**Dataset content:**
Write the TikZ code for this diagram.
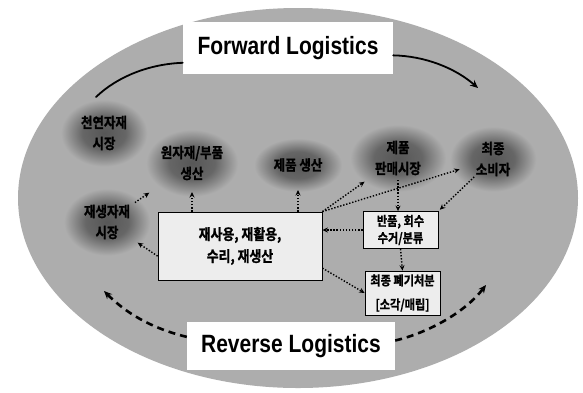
\documentclass[tikz,border=0pt]{standalone}
\usepackage{fontspec}
\newfontfamily\kr[FakeStretch=0.86,FakeBold=1.2]{Noto Sans CJK KR Bold}
\newfontfamily\en[FakeStretch=0.84]{Liberation Sans Bold}
\usetikzlibrary{arrows.meta,shapes.geometric}
\definecolor{field}{gray}{0.68}
% soft dark spot: the 25bp circle meets the shape border
\pgfdeclareradialshading{blobshade}{\pgfpoint{0bp}{0bp}}{color(0bp)=(black!66);color(12bp)=(black!60);color(24bp)=(field);color(50bp)=(field)}
\tikzset{
  blob/.style={ellipse, shade, shading=blobshade, inner sep=0pt, align=center,
    font=\kr\fontsize{14.5pt}{21pt}\selectfont},
  stagebox/.style={draw=black, line width=0.8pt, fill=black!7, align=center, inner sep=0pt,
    font=\kr\fontsize{13pt}{17pt}\selectfont},
  banner/.style={fill=white, inner sep=0pt, text height=18pt, text depth=5pt,
    font=\en\fontsize{25pt}{25pt}\selectfont},
  flow/.style={line width=1.4pt, dash pattern=on 1.4pt off 1.7pt,
    -{Stealth[length=5.5pt,width=5pt]}},
  fwdarc/.style={line width=1.8pt, line cap=round},
  revarc/.style={line width=2.6pt, dash pattern=on 7pt off 5pt,
    -{Stealth[length=8pt,width=7pt]}}
}
\begin{document}
\begin{tikzpicture}[x=1pt,y=-1pt]
\useasboundingbox (0,0) rectangle (583,392);
\fill[white] (0,0) rectangle (583,392);
% logistics field
\fill[field] (298,198) ellipse [x radius=280, y radius=190];

% markets and stages
\node[blob, minimum width=90pt, minimum height=70pt] (natmkt) at (104,133) {천연자재\\시장};
\node[blob, minimum width=96pt, minimum height=70pt] (raw) at (192,163) {원자재/부품\\생산};
\node[blob, minimum width=92pt, minimum height=56pt] (prod) at (298,165) {제품 생산};
\node[blob, minimum width=100pt, minimum height=70pt] (sales) at (398,158) {제품\\판매시장};
\node[blob, minimum width=90pt, minimum height=68pt] (cons) at (493,159) {최종\\소비자};
\node[blob, minimum width=90pt, minimum height=70pt] (recmkt) at (107,222) {재생자재\\시장};

\node[stagebox, minimum width=164pt, minimum height=68pt,
      font=\kr\fontsize{15pt}{22pt}\selectfont] (reuse) at (240,246) {재사용, 재활용,\\수리, 재생산};
\node[stagebox, minimum width=75pt, minimum height=37pt] (ret) at (400.5,230) {반품, 회수\\수거/분류};
\node[stagebox, minimum width=75pt, minimum height=44pt,
      font=\kr\fontsize{13pt}{24pt}\selectfont] (disp) at (402.5,293) {최종 폐기처분\\{[}소각/매립{]}};

% banners
\node[banner, minimum width=210pt, minimum height=52pt] (fwd) at (288,48) {Forward Logistics};
\node[banner, minimum width=208pt, minimum height=48pt] (rev) at (291,346) {Reverse Logistics};

% arc ends
\coordinate (fl) at (96,97);
\coordinate (fr) at (478,88);
\coordinate (rl) at (104,291);
\coordinate (rr) at (486,285);

% forward and reverse arcs
\draw[fwdarc] (fl) .. controls (118,76) and (150,64) .. (fwd.188);
\draw[fwdarc, -{Stealth[length=8pt,width=7pt]}] (fwd.-4) .. controls (425,56) and (455,68) .. (fr);
\draw[revarc] (rev.175) .. controls (150,328) and (125,312) .. (rl);
\draw[revarc] (rev.3) .. controls (430,332) and (465,312) .. (rr);

% material flows
\draw[flow, shorten <=34pt, shorten >=52pt] (recmkt.center) -- (raw.center);
\draw[flow, shorten >=37pt] (reuse.187) -- (recmkt.center);
\draw[flow, shorten >=29pt] (reuse.north -| raw) -- (raw.center);
\draw[flow, shorten >=25pt] (reuse.north -| prod) -- (prod.center);
\draw[flow, shorten >=41pt] (reuse.north east) -- (sales.center);
\draw[flow, shorten >=35pt] (reuse.north east) -- (cons.center);
\draw[flow, shorten <=22pt] (sales.center) -- (sales.center |- ret.north);
\draw[flow, shorten <=26pt, shorten >=2pt] (cons.center) -- (ret.north east);
\draw[flow] (ret.west) -- (ret.west -| reuse.east);
\draw[flow] (ret.south) -- (disp.north);
\draw[flow] (reuse.-15) -- (disp.west);
\end{tikzpicture}
\end{document}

**To be done:** Set down again, exactly, the lines of the material above from its first line to the one with "radius=280, y radius=190];", inclusive. Leave the pictures out.

**Exercise result:**
Write the TikZ code for this diagram.
\documentclass[tikz,border=0pt]{standalone}
\usepackage{fontspec}
\newfontfamily\kr[FakeStretch=0.86,FakeBold=1.2]{Noto Sans CJK KR Bold}
\newfontfamily\en[FakeStretch=0.84]{Liberation Sans Bold}
\usetikzlibrary{arrows.meta,shapes.geometric}
\definecolor{field}{gray}{0.68}
% soft dark spot: the 25bp circle meets the shape border
\pgfdeclareradialshading{blobshade}{\pgfpoint{0bp}{0bp}}{color(0bp)=(black!66);color(12bp)=(black!60);color(24bp)=(field);color(50bp)=(field)}
\tikzset{
  blob/.style={ellipse, shade, shading=blobshade, inner sep=0pt, align=center,
    font=\kr\fontsize{14.5pt}{21pt}\selectfont},
  stagebox/.style={draw=black, line width=0.8pt, fill=black!7, align=center, inner sep=0pt,
    font=\kr\fontsize{13pt}{17pt}\selectfont},
  banner/.style={fill=white, inner sep=0pt, text height=18pt, text depth=5pt,
    font=\en\fontsize{25pt}{25pt}\selectfont},
  flow/.style={line width=1.4pt, dash pattern=on 1.4pt off 1.7pt,
    -{Stealth[length=5.5pt,width=5pt]}},
  fwdarc/.style={line width=1.8pt, line cap=round},
  revarc/.style={line width=2.6pt, dash pattern=on 7pt off 5pt,
    -{Stealth[length=8pt,width=7pt]}}
}
\begin{document}
\begin{tikzpicture}[x=1pt,y=-1pt]
\useasboundingbox (0,0) rectangle (583,392);
\fill[white] (0,0) rectangle (583,392);
% logistics field
\fill[field] (298,198) ellipse [x radius=280, y radius=190];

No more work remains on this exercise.